You’d be surprised by how far one creep or criminal can get with your phone number. It’s hard to believe that one little thing can cause so much trouble, but keeping your private life under wraps comes down to controlling certain pieces of information as much as you possibly can. You’re about to find out exactly what information I’m talking about and how to protect all of it.

You Control What You Share

It’s really important to safeguard pieces of personally identifying information, like your phone number, online. Social media and advertising companies are continually compiling dossiers on you, trying to match information across services and devices in order to piece together the most complete profile they can. The more complete the info, the more valuable it is when they sell it to and trade it with third parties. From these third parties, your private information becomes public in people-search databases. As if this weren’t bad enough, malicious hackers look for clues to your private information in everything you do online.

The armor you build around that identifying information protects every aspect of your privacy. Of course, what you do in private or choose to share with friends is your own business. But if you want to be confident that your information remains personal, only share identifying info with people you trust.
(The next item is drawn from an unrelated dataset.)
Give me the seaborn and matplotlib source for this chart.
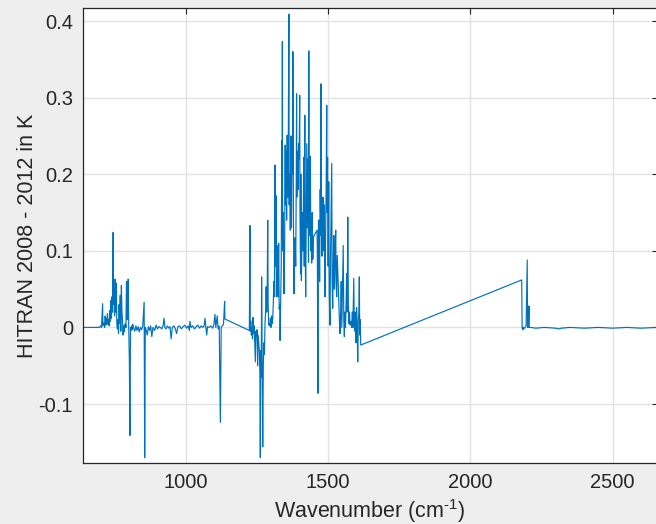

For example, if you enjoy sex or explore aspects of your sexual identity using technology, that experience should belong to you. Only you should get to decide whether it was a good or bad thing to do. Sexuality is one of the most important ways in which we identify, establish, and maintain our boundaries. Just as importantly, you should get to decide if that experience (whether it’s sharing intimate photos, talking dirty on the phone or via voice chat, sexting, having any kind of online sex, or just disclosing something on a sexual topic) gets shared with anyone else. Personal information and experiences should be private and under your control, unless you decide otherwise. If you do decide to share that information, you should know exactly what you’re agreeing to.